[YOUR INSTRUCTIONS] Any pictures should be left out; please print exactly the lines between the line with "Give me the" and the line with "colors = ['#3d5fd0', '#111111', '#1f9a3a', '#f02a2a']", inclusive.

[EXCERPTED DATA]

· · · ·

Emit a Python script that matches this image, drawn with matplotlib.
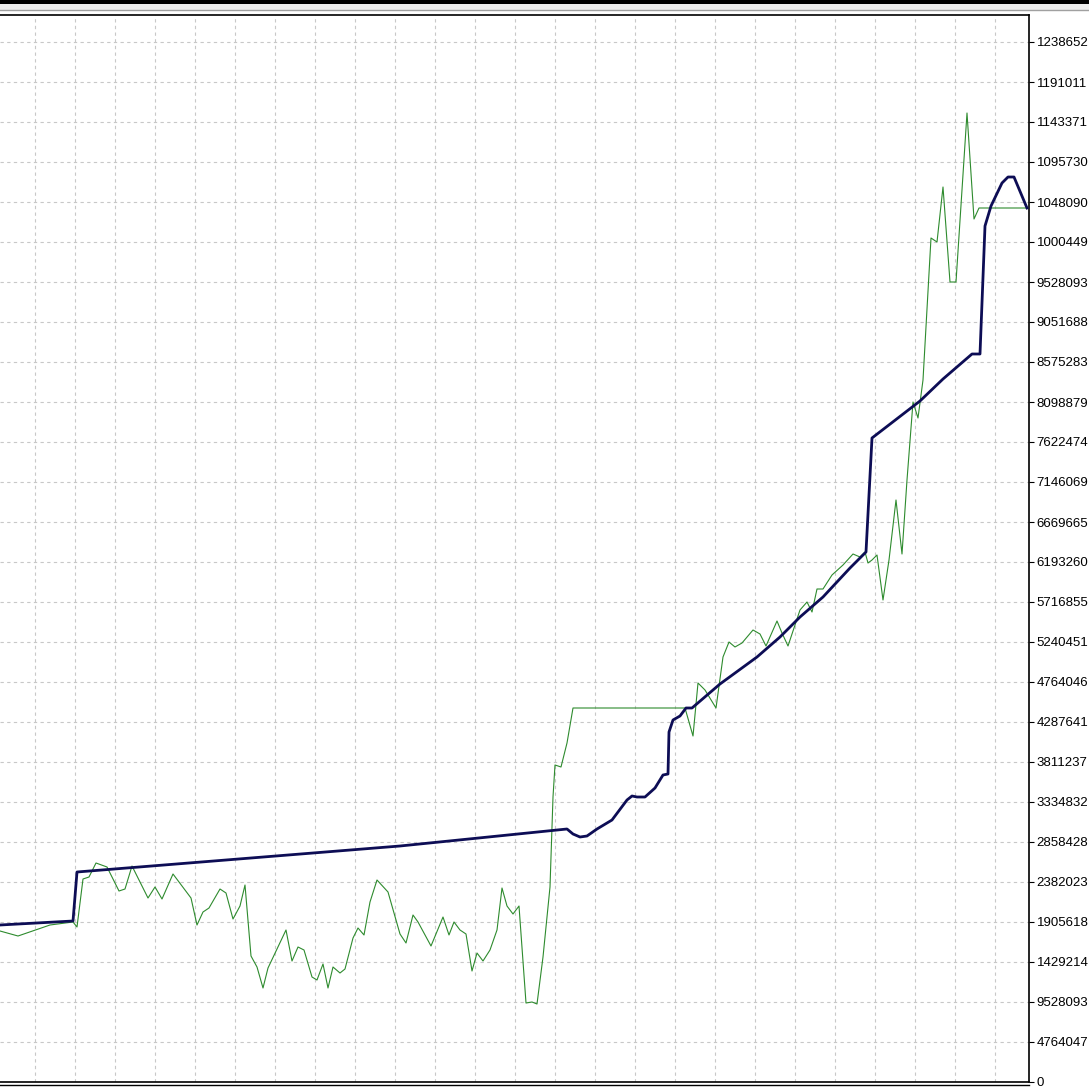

· · · ·

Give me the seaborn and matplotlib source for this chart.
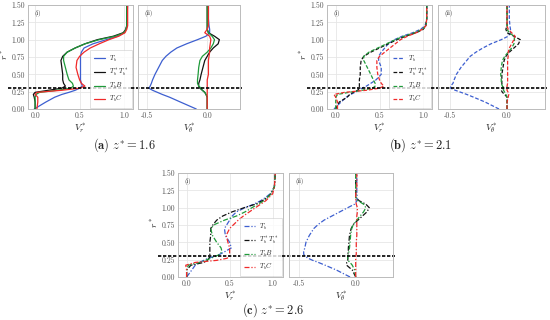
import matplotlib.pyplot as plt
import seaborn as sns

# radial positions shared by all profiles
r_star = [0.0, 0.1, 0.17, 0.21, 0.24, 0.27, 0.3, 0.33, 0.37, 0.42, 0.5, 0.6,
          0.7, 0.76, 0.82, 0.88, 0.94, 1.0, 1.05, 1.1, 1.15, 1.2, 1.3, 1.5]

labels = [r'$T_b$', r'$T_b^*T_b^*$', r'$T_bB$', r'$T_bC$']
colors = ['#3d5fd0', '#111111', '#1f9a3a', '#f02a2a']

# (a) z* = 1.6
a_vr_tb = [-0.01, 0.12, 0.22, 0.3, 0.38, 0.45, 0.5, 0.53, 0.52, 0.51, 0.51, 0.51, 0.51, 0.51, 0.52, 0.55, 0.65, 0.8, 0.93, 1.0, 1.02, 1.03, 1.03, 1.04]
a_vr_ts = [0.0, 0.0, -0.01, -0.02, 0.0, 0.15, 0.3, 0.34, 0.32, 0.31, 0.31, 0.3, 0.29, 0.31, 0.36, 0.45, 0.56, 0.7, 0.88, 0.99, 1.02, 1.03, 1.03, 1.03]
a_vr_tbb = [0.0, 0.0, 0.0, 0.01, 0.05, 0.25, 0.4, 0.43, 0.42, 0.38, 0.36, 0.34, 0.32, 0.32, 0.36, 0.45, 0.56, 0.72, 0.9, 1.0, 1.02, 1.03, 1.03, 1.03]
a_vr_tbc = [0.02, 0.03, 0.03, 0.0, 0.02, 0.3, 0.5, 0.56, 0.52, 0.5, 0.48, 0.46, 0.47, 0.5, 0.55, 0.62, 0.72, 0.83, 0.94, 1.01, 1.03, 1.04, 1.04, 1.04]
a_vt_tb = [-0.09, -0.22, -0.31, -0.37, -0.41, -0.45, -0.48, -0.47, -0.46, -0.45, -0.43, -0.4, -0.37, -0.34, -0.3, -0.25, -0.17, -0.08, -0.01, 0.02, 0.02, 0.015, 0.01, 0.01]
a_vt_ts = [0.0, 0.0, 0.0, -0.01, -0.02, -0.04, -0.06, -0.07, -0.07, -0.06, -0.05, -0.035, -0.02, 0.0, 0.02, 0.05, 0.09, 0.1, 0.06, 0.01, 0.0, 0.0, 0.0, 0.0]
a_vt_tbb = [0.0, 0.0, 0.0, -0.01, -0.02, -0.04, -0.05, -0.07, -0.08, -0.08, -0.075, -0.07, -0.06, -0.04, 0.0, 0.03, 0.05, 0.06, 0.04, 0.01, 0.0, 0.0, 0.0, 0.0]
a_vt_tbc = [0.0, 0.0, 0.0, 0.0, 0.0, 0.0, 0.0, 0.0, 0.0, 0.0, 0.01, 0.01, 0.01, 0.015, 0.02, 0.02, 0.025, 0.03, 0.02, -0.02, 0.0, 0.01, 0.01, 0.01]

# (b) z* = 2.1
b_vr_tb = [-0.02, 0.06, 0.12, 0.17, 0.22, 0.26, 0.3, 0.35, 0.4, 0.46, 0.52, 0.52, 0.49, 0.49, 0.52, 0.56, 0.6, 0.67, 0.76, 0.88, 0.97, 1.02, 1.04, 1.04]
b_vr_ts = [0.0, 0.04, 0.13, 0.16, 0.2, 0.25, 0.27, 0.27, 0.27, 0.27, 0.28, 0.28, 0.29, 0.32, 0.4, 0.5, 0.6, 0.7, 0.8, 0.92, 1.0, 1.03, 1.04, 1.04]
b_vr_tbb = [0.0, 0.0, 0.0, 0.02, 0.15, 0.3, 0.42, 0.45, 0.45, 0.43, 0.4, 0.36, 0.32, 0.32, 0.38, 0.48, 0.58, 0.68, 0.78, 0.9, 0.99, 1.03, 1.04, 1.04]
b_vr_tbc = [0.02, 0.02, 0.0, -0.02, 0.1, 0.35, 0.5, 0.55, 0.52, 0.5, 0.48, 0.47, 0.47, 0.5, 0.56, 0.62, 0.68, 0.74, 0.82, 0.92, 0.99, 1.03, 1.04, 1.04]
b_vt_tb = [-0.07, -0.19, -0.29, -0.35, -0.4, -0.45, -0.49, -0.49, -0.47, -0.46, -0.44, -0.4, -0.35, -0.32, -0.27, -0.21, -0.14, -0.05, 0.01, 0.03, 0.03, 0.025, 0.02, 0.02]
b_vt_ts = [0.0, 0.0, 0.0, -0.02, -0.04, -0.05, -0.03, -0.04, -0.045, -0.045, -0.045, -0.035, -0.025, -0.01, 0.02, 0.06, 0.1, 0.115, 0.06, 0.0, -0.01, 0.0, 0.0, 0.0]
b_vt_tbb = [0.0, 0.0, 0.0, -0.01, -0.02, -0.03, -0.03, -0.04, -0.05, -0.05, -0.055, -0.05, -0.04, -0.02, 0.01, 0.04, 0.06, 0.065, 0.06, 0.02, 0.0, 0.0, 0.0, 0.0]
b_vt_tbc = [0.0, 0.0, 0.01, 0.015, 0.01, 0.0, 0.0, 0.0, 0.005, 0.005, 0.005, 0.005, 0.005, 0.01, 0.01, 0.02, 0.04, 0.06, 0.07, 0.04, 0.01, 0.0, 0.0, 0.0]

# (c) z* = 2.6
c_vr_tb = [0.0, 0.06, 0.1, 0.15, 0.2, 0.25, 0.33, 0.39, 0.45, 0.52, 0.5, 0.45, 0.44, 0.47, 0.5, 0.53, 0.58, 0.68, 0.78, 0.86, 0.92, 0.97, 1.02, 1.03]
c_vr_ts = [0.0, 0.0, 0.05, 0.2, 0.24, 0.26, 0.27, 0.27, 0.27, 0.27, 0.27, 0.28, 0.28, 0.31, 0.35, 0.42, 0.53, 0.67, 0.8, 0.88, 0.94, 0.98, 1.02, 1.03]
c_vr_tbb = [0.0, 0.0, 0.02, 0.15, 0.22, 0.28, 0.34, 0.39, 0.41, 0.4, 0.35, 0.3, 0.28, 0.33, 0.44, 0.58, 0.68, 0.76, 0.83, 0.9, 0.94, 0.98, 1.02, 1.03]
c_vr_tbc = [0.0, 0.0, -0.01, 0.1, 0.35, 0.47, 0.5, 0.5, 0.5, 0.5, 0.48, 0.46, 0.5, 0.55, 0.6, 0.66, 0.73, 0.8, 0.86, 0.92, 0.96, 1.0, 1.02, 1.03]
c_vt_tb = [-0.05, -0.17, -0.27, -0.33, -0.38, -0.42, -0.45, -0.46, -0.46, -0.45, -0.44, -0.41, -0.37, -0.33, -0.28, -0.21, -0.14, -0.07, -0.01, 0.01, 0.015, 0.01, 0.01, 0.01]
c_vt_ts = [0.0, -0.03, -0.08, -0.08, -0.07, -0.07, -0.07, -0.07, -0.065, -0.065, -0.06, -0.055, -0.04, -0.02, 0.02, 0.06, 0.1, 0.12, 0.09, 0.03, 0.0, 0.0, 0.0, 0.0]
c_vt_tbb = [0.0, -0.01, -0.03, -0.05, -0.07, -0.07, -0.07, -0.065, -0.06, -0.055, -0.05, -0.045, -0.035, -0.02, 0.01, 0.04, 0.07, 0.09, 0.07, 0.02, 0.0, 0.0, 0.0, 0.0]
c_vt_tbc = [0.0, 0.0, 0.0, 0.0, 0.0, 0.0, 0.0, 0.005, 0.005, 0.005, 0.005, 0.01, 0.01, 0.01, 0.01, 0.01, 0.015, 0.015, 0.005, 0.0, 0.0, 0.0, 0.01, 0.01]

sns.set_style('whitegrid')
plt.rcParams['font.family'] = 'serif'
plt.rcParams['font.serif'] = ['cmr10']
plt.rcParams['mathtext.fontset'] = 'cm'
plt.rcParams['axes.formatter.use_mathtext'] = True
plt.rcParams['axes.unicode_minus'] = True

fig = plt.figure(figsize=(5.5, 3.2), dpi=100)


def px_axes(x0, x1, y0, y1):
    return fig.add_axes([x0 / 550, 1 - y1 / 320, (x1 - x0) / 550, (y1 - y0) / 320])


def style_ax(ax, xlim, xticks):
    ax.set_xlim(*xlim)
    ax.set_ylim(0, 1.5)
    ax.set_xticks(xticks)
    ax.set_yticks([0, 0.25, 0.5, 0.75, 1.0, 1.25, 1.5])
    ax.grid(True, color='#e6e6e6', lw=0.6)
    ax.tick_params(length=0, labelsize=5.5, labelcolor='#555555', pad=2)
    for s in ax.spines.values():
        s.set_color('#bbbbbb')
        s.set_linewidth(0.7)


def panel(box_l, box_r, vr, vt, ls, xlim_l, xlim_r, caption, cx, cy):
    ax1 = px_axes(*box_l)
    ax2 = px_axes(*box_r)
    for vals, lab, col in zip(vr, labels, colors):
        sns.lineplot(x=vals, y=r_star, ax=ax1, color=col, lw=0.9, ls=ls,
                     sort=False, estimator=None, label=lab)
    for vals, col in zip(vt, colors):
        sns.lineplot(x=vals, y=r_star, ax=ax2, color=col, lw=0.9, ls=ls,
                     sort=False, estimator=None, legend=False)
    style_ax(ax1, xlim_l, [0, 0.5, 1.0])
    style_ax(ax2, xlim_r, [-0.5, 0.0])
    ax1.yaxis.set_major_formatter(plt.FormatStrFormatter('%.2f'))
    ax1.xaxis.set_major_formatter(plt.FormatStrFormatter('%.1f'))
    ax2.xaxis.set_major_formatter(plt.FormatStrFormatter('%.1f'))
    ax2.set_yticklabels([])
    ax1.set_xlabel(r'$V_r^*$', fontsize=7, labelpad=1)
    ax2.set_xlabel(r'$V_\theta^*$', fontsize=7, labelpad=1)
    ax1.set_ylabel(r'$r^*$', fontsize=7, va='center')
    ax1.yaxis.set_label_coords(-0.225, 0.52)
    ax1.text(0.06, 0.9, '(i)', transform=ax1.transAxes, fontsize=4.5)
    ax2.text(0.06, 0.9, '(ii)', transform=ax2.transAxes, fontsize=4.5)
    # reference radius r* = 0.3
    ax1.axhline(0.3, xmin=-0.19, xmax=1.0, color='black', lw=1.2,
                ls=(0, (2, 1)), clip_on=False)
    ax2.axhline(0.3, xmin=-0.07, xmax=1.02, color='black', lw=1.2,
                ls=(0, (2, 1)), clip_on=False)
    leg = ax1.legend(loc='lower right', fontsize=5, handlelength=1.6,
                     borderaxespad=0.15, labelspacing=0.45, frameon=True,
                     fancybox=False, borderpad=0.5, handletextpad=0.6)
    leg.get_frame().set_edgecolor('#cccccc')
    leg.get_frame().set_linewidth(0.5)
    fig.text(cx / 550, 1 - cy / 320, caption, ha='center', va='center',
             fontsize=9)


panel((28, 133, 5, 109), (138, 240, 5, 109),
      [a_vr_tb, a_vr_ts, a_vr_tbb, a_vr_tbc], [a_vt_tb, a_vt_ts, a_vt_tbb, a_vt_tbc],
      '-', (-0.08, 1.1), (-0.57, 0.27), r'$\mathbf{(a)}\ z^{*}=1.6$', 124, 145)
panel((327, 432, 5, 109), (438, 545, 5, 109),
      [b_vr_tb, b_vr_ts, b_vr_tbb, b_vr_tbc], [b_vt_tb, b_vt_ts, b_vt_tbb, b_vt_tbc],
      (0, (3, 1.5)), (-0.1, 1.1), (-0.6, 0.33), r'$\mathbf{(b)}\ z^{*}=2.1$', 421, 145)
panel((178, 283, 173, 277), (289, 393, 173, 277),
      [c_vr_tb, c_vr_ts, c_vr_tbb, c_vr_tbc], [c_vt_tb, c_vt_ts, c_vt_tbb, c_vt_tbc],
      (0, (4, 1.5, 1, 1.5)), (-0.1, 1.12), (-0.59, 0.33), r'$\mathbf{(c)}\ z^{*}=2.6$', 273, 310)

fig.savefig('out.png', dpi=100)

· · · ·

[CORRECT RESPONSE]
Give me the seaborn and matplotlib source for this chart.
import matplotlib.pyplot as plt
import seaborn as sns

# radial positions shared by all profiles
r_star = [0.0, 0.1, 0.17, 0.21, 0.24, 0.27, 0.3, 0.33, 0.37, 0.42, 0.5, 0.6,
          0.7, 0.76, 0.82, 0.88, 0.94, 1.0, 1.05, 1.1, 1.15, 1.2, 1.3, 1.5]

labels = [r'$T_b$', r'$T_b^*T_b^*$', r'$T_bB$', r'$T_bC$']
colors = ['#3d5fd0', '#111111', '#1f9a3a', '#f02a2a']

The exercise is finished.